◆ OBJECTIVE: Scan the listing below for the word "this" and state how many lines hold it. Write nothing but the number.

++++ SOURCE DATA

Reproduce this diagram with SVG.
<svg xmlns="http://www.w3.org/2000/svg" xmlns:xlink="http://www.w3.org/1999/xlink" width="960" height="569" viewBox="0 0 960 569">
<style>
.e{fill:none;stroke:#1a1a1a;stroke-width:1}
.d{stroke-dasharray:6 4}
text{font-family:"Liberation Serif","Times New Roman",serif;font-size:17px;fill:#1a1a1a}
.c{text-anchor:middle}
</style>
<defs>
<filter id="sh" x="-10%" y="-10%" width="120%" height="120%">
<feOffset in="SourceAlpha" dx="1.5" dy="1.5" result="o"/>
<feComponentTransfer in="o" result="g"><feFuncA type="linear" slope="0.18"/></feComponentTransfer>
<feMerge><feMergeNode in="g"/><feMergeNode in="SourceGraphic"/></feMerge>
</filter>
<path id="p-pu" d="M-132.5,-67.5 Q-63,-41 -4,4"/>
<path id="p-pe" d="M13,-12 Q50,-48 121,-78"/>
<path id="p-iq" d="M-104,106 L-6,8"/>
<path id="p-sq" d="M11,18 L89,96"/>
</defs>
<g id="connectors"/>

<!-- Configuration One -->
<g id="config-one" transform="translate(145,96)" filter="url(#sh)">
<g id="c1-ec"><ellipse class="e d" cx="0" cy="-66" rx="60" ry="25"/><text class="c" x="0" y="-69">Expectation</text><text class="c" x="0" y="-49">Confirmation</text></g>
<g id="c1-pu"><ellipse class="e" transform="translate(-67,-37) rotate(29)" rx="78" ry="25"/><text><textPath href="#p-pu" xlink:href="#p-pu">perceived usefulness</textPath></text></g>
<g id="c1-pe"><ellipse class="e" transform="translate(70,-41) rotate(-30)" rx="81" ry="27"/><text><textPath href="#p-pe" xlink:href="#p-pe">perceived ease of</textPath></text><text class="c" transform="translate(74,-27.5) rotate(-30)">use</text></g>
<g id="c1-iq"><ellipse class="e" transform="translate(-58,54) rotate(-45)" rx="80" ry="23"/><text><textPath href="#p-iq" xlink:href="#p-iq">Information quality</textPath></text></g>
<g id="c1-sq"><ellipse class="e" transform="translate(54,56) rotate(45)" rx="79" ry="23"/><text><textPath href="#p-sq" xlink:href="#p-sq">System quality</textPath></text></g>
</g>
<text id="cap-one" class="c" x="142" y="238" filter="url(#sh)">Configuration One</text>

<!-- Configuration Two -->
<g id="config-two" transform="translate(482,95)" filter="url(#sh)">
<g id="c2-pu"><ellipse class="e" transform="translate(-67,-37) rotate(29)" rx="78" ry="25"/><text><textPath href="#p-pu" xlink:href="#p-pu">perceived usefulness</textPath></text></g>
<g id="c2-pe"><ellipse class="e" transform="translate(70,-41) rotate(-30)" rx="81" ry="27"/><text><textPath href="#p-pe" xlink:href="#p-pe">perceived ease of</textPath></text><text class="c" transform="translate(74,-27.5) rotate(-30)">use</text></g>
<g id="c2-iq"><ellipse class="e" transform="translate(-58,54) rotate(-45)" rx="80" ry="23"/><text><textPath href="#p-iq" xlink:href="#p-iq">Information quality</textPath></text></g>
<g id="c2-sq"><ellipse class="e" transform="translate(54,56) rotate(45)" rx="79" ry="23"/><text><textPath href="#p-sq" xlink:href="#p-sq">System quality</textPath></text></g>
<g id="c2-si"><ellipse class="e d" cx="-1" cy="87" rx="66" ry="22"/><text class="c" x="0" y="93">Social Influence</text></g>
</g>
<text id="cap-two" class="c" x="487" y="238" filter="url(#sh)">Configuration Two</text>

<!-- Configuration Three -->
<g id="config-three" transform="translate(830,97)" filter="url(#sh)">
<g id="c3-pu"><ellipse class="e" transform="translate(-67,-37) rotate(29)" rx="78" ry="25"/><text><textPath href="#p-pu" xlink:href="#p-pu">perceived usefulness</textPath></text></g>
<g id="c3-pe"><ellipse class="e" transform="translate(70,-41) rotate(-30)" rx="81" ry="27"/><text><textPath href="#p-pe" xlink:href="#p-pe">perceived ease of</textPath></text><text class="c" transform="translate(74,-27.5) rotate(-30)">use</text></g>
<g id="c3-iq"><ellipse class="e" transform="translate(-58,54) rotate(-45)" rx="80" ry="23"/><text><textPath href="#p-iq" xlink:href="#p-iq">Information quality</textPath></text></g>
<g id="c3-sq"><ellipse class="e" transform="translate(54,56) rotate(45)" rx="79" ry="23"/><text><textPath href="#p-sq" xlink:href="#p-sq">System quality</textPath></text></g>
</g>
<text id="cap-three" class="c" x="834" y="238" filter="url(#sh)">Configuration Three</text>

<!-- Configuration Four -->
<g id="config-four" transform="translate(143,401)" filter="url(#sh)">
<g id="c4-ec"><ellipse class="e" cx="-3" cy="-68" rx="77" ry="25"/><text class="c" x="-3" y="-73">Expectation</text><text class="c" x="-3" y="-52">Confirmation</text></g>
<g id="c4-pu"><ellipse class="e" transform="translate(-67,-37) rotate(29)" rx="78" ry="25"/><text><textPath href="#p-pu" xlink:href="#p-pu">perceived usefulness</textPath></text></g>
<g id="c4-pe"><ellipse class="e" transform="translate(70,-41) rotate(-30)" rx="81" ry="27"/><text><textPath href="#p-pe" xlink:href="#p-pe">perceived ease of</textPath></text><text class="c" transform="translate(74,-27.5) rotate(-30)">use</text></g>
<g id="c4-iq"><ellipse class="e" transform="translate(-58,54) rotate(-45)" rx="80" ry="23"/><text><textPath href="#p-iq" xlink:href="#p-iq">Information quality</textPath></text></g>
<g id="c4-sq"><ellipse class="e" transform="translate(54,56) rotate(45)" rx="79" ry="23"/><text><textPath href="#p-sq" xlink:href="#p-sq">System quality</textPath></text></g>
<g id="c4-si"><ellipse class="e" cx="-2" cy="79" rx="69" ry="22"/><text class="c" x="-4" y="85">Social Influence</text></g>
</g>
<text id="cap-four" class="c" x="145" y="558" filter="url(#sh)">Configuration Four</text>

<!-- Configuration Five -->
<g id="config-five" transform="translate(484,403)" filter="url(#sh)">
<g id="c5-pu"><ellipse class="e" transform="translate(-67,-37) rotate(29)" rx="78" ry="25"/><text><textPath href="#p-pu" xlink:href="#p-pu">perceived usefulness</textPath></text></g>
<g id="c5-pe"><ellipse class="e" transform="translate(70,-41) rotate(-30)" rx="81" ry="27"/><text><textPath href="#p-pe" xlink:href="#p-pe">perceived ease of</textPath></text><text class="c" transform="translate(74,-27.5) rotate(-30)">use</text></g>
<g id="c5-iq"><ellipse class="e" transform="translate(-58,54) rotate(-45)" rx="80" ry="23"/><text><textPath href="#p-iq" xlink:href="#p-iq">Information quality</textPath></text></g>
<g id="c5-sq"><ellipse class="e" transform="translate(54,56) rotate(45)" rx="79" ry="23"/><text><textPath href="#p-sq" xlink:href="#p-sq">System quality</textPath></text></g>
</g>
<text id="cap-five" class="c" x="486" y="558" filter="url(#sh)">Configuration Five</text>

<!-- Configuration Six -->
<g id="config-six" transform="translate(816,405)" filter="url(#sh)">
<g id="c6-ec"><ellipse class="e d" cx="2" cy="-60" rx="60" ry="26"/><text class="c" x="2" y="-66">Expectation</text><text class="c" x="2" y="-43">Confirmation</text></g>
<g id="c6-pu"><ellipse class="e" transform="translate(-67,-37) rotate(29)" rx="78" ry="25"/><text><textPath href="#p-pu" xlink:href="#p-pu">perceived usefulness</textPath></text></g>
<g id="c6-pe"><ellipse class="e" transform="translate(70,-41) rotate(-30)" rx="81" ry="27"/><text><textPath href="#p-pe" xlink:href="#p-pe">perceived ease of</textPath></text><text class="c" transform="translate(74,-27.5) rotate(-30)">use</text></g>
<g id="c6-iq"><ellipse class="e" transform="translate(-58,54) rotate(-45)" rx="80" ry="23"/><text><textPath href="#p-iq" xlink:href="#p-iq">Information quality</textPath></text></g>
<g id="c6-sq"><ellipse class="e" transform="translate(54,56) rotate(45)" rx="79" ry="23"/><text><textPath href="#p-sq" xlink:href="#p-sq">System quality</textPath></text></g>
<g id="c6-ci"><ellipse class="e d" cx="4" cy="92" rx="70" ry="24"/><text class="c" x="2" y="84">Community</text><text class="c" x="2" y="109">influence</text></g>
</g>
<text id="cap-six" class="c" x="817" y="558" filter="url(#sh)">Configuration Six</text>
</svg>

++++++++
++++ SOURCE DATA

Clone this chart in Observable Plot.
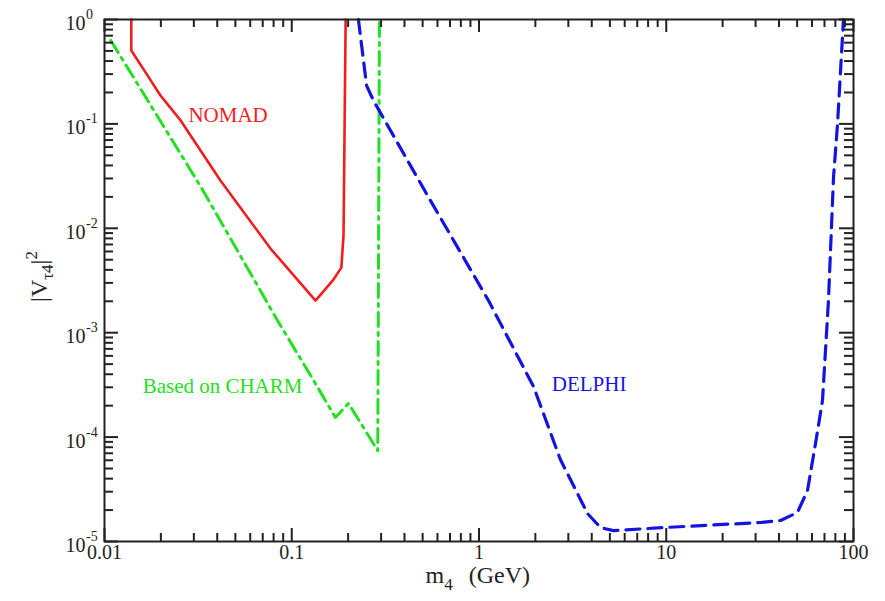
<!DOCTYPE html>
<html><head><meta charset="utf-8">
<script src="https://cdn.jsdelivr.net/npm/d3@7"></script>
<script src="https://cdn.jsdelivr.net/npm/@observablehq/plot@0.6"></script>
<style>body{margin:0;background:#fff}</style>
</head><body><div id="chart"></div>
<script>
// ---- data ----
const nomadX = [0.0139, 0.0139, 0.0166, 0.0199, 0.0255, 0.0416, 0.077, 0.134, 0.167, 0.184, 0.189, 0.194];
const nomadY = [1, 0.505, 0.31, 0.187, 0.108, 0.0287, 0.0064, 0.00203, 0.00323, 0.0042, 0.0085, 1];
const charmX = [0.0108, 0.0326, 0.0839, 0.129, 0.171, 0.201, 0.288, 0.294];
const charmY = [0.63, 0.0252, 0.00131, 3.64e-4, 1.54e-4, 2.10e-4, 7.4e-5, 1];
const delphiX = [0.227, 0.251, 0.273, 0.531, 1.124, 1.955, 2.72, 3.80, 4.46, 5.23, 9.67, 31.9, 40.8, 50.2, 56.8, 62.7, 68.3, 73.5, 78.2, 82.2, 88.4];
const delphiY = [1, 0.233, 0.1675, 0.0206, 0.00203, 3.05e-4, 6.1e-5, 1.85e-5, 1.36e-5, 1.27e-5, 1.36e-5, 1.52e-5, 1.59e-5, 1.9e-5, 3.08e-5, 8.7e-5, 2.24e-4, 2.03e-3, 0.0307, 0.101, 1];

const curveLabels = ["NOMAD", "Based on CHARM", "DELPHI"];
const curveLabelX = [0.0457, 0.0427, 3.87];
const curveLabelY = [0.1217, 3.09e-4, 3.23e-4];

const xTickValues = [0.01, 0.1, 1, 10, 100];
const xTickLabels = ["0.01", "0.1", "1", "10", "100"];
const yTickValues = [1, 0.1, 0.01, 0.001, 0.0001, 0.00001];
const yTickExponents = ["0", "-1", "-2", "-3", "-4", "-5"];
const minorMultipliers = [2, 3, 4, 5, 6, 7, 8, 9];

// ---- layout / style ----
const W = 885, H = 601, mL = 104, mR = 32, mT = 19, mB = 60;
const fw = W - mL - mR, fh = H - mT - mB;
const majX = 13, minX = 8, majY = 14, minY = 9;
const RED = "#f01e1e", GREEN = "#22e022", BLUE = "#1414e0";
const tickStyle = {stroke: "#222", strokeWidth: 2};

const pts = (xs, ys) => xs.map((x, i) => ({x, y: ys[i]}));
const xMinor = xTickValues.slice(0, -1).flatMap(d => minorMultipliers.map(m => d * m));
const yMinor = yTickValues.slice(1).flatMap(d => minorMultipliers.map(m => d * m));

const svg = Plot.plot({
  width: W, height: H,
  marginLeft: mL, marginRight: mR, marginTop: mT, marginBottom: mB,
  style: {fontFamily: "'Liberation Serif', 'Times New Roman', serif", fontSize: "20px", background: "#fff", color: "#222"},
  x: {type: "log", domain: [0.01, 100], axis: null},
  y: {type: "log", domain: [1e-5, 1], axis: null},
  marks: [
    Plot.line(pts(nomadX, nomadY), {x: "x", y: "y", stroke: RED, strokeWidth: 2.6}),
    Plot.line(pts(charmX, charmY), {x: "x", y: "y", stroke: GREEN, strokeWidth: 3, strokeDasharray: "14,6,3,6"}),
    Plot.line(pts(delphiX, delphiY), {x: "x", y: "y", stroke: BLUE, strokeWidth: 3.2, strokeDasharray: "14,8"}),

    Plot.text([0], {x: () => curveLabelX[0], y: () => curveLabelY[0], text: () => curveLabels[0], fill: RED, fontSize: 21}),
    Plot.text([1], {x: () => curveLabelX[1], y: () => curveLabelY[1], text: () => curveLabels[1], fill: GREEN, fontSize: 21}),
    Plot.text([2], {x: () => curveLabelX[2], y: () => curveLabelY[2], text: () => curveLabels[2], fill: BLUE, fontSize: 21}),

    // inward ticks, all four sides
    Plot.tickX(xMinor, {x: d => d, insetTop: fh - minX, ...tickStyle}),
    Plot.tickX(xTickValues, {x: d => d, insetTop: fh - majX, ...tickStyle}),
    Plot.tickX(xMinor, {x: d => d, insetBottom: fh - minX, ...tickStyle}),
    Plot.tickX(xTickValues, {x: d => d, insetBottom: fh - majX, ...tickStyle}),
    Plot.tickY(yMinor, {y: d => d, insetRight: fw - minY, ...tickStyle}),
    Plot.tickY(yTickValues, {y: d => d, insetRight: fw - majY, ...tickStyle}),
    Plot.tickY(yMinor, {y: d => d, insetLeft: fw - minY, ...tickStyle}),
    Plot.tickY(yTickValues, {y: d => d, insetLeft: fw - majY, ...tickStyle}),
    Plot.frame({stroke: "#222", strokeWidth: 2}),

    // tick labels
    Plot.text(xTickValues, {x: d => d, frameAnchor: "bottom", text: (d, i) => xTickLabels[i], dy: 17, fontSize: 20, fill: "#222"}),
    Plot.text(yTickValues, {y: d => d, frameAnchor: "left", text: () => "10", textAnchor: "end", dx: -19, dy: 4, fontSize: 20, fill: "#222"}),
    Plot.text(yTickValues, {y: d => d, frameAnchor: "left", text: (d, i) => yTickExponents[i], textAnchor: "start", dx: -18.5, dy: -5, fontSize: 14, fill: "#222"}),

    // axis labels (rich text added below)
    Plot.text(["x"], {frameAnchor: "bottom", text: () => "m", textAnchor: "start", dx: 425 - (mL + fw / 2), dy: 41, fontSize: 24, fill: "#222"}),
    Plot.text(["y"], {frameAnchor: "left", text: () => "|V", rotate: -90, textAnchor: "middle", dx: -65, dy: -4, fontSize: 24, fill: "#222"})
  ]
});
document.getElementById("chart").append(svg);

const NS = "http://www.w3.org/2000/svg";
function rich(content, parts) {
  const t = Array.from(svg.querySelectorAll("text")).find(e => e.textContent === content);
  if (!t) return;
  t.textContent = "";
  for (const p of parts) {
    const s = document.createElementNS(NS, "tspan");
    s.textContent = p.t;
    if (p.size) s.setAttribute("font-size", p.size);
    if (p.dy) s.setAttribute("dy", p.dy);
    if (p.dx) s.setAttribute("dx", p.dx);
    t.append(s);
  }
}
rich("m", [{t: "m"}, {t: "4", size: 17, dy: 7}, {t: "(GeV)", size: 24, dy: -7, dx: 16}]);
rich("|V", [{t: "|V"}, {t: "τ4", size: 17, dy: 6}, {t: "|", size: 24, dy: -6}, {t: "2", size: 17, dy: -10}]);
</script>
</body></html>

++++++++

◆ EXERCISE RESULT: 2